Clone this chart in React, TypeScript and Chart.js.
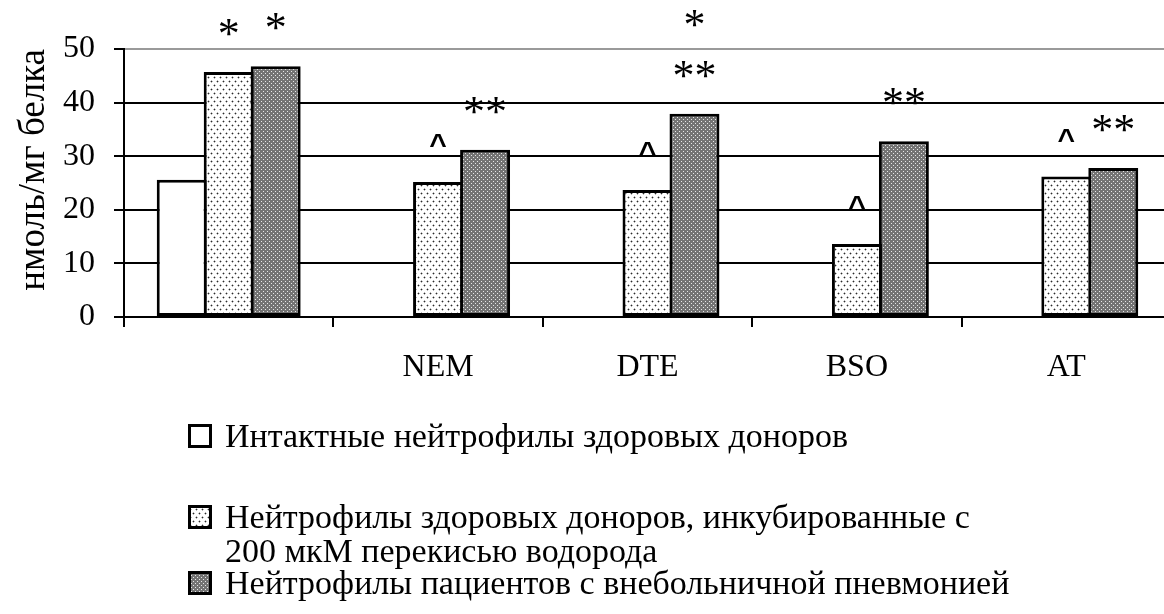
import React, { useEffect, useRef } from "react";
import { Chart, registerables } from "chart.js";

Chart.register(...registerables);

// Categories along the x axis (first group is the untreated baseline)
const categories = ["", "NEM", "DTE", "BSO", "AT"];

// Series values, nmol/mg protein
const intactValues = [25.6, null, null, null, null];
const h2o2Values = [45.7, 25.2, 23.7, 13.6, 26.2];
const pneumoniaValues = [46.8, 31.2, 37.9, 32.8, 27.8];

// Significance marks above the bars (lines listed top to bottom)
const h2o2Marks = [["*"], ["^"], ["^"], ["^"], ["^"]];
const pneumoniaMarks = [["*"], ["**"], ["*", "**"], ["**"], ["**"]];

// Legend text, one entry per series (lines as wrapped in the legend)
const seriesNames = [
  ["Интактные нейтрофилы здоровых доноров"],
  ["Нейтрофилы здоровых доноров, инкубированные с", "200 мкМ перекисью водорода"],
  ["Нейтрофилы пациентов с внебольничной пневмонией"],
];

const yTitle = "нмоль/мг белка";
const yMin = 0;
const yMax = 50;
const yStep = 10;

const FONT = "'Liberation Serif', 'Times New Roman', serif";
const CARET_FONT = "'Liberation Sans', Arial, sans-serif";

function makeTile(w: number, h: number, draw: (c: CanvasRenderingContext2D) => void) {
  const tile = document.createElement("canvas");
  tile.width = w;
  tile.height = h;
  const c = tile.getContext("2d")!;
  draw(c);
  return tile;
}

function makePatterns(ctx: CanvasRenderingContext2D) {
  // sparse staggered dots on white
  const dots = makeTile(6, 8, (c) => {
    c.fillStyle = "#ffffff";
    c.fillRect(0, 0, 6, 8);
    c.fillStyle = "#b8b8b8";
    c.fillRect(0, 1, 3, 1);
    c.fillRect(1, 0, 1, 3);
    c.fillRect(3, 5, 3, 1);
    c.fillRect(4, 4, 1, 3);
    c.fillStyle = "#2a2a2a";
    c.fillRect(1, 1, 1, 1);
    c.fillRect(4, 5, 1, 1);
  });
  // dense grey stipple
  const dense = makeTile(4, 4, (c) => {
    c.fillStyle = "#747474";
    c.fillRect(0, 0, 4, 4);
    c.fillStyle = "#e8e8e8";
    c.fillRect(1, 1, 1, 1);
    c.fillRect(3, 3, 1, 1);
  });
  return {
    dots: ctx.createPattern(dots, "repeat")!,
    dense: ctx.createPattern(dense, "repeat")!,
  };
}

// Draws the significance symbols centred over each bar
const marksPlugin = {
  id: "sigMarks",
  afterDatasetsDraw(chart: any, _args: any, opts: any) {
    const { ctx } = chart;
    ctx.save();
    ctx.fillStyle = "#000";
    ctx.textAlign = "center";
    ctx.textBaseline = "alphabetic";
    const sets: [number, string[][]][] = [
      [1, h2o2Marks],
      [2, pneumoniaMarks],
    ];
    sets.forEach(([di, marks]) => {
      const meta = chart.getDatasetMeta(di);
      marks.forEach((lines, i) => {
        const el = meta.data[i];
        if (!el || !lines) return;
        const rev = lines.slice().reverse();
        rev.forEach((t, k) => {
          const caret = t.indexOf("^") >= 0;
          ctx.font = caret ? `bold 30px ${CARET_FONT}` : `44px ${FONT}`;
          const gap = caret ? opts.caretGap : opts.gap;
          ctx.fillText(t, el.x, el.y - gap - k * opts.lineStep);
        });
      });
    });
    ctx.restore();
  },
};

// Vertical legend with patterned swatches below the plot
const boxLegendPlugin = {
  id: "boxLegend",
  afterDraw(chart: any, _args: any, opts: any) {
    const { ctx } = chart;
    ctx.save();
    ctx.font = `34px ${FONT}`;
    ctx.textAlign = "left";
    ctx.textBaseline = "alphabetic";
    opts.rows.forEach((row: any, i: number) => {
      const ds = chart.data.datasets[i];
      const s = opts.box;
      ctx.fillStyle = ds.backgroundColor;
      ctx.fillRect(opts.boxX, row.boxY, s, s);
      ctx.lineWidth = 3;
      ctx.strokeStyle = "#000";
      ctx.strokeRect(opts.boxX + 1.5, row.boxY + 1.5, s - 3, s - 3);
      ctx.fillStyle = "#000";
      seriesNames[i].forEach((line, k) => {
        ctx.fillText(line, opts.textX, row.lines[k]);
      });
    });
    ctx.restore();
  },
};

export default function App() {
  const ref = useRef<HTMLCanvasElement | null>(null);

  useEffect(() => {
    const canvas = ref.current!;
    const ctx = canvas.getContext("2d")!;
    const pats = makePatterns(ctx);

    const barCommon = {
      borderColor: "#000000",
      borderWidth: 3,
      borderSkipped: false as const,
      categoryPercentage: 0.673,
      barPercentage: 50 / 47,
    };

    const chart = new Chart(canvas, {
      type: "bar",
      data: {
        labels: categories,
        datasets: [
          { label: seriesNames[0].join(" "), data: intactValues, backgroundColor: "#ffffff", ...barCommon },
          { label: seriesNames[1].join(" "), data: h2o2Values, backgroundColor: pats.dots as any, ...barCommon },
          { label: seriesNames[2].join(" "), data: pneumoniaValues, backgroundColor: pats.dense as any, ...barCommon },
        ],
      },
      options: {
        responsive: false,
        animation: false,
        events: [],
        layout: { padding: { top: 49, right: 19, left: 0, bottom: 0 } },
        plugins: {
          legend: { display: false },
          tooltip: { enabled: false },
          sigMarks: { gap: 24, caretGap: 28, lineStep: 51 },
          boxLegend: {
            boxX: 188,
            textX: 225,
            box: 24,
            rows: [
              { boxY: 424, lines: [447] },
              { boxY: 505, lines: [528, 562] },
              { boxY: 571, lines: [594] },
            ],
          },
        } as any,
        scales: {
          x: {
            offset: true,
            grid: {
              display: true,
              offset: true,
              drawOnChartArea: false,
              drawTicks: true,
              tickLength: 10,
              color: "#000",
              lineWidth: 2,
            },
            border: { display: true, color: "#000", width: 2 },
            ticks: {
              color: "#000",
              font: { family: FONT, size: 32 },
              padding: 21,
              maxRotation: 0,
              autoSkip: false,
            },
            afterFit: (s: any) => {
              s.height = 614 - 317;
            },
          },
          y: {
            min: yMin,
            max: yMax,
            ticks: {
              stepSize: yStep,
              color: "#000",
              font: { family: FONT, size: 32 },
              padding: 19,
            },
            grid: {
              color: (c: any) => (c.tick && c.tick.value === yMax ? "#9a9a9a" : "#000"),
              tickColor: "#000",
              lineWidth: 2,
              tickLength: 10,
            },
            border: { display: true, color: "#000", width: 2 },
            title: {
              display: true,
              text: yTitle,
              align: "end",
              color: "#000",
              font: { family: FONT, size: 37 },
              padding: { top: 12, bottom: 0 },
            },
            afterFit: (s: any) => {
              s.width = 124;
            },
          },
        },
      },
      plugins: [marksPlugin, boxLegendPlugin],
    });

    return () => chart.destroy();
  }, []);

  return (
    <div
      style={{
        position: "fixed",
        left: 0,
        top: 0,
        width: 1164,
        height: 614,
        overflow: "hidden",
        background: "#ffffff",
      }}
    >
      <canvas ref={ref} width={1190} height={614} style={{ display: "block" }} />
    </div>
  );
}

__________

TASK PROMPT – Reproduce the listing exactly. Leave its pictures out.

EXPECTED OUTPUT –
Clone this chart in React, TypeScript and Chart.js.
import React, { useEffect, useRef } from "react";
import { Chart, registerables } from "chart.js";

Chart.register(...registerables);

// Categories along the x axis (first group is the untreated baseline)
const categories = ["", "NEM", "DTE", "BSO", "AT"];

// Series values, nmol/mg protein
const intactValues = [25.6, null, null, null, null];
const h2o2Values = [45.7, 25.2, 23.7, 13.6, 26.2];
const pneumoniaValues = [46.8, 31.2, 37.9, 32.8, 27.8];

// Significance marks above the bars (lines listed top to bottom)
const h2o2Marks = [["*"], ["^"], ["^"], ["^"], ["^"]];
const pneumoniaMarks = [["*"], ["**"], ["*", "**"], ["**"], ["**"]];

// Legend text, one entry per series (lines as wrapped in the legend)
const seriesNames = [
  ["Интактные нейтрофилы здоровых доноров"],
  ["Нейтрофилы здоровых доноров, инкубированные с", "200 мкМ перекисью водорода"],
  ["Нейтрофилы пациентов с внебольничной пневмонией"],
];

const yTitle = "нмоль/мг белка";
const yMin = 0;
const yMax = 50;
const yStep = 10;

const FONT = "'Liberation Serif', 'Times New Roman', serif";
const CARET_FONT = "'Liberation Sans', Arial, sans-serif";

function makeTile(w: number, h: number, draw: (c: CanvasRenderingContext2D) => void) {
  const tile = document.createElement("canvas");
  tile.width = w;
  tile.height = h;
  const c = tile.getContext("2d")!;
  draw(c);
  return tile;
}

function makePatterns(ctx: CanvasRenderingContext2D) {
  // sparse staggered dots on white
  const dots = makeTile(6, 8, (c) => {
    c.fillStyle = "#ffffff";
    c.fillRect(0, 0, 6, 8);
    c.fillStyle = "#b8b8b8";
    c.fillRect(0, 1, 3, 1);
    c.fillRect(1, 0, 1, 3);
    c.fillRect(3, 5, 3, 1);
    c.fillRect(4, 4, 1, 3);
    c.fillStyle = "#2a2a2a";
    c.fillRect(1, 1, 1, 1);
    c.fillRect(4, 5, 1, 1);
  });
  // dense grey stipple
  const dense = makeTile(4, 4, (c) => {
    c.fillStyle = "#747474";
    c.fillRect(0, 0, 4, 4);
    c.fillStyle = "#e8e8e8";
    c.fillRect(1, 1, 1, 1);
    c.fillRect(3, 3, 1, 1);
  });
  return {
    dots: ctx.createPattern(dots, "repeat")!,
    dense: ctx.createPattern(dense, "repeat")!,
  };
}

// Draws the significance symbols centred over each bar
const marksPlugin = {
  id: "sigMarks",
  afterDatasetsDraw(chart: any, _args: any, opts: any) {
    const { ctx } = chart;
    ctx.save();
    ctx.fillStyle = "#000";
    ctx.textAlign = "center";
    ctx.textBaseline = "alphabetic";
    const sets: [number, string[][]][] = [
      [1, h2o2Marks],
      [2, pneumoniaMarks],
    ];
    sets.forEach(([di, marks]) => {
      const meta = chart.getDatasetMeta(di);
      marks.forEach((lines, i) => {
        const el = meta.data[i];
        if (!el || !lines) return;
        const rev = lines.slice().reverse();
        rev.forEach((t, k) => {
          const caret = t.indexOf("^") >= 0;
          ctx.font = caret ? `bold 30px ${CARET_FONT}` : `44px ${FONT}`;
          const gap = caret ? opts.caretGap : opts.gap;
          ctx.fillText(t, el.x, el.y - gap - k * opts.lineStep);
        });
      });
    });
    ctx.restore();
  },
};

// Vertical legend with patterned swatches below the plot
const boxLegendPlugin = {
  id: "boxLegend",
  afterDraw(chart: any, _args: any, opts: any) {
    const { ctx } = chart;
    ctx.save();
    ctx.font = `34px ${FONT}`;
    ctx.textAlign = "left";
    ctx.textBaseline = "alphabetic";
    opts.rows.forEach((row: any, i: number) => {
      const ds = chart.data.datasets[i];
      const s = opts.box;
      ctx.fillStyle = ds.backgroundColor;
      ctx.fillRect(opts.boxX, row.boxY, s, s);
      ctx.lineWidth = 3;
      ctx.strokeStyle = "#000";
      ctx.strokeRect(opts.boxX + 1.5, row.boxY + 1.5, s - 3, s - 3);
      ctx.fillStyle = "#000";
      seriesNames[i].forEach((line, k) => {
        ctx.fillText(line, opts.textX, row.lines[k]);
      });
    });
    ctx.restore();
  },
};

export default function App() {
  const ref = useRef<HTMLCanvasElement | null>(null);

  useEffect(() => {
    const canvas = ref.current!;
    const ctx = canvas.getContext("2d")!;
    const pats = makePatterns(ctx);

    const barCommon = {
      borderColor: "#000000",
      borderWidth: 3,
      borderSkipped: false as const,
      categoryPercentage: 0.673,
      barPercentage: 50 / 47,
    };

    const chart = new Chart(canvas, {
      type: "bar",
      data: {
        labels: categories,
        datasets: [
          { label: seriesNames[0].join(" "), data: intactValues, backgroundColor: "#ffffff", ...barCommon },
          { label: seriesNames[1].join(" "), data: h2o2Values, backgroundColor: pats.dots as any, ...barCommon },
          { label: seriesNames[2].join(" "), data: pneumoniaValues, backgroundColor: pats.dense as any, ...barCommon },
        ],
      },
      options: {
        responsive: false,
        animation: false,
        events: [],
        layout: { padding: { top: 49, right: 19, left: 0, bottom: 0 } },
        plugins: {
          legend: { display: false },
          tooltip: { enabled: false },
          sigMarks: { gap: 24, caretGap: 28, lineStep: 51 },
          boxLegend: {
            boxX: 188,
            textX: 225,
            box: 24,
            rows: [
              { boxY: 424, lines: [447] },
              { boxY: 505, lines: [528, 562] },
              { boxY: 571, lines: [594] },
            ],
          },
        } as any,
        scales: {
          x: {
            offset: true,
            grid: {
              display: true,
              offset: true,
              drawOnChartArea: false,
              drawTicks: true,
              tickLength: 10,
              color: "#000",
              lineWidth: 2,
            },
            border: { display: true, color: "#000", width: 2 },
            ticks: {
              color: "#000",
              font: { family: FONT, size: 32 },
              padding: 21,
              maxRotation: 0,
              autoSkip: false,
            },
            afterFit: (s: any) => {
              s.height = 614 - 317;
            },
          },
          y: {
            min: yMin,
            max: yMax,
            ticks: {
              stepSize: yStep,
              color: "#000",
              font: { family: FONT, size: 32 },
              padding: 19,
            },
            grid: {
              color: (c: any) => (c.tick && c.tick.value === yMax ? "#9a9a9a" : "#000"),
              tickColor: "#000",
              lineWidth: 2,
              tickLength: 10,
            },
            border: { display: true, color: "#000", width: 2 },
            title: {
              display: true,
              text: yTitle,
              align: "end",
              color: "#000",
              font: { family: FONT, size: 37 },
              padding: { top: 12, bottom: 0 },
            },
            afterFit: (s: any) => {
              s.width = 124;
            },
          },
        },
      },
      plugins: [marksPlugin, boxLegendPlugin],
    });

    return () => chart.destroy();
  }, []);

  return (
    <div
      style={{
        position: "fixed",
        left: 0,
        top: 0,
        width: 1164,
        height: 614,
        overflow: "hidden",
        background: "#ffffff",
      }}
    >
      <canvas ref={ref} width={1190} height={614} style={{ display: "block" }} />
    </div>
  );
}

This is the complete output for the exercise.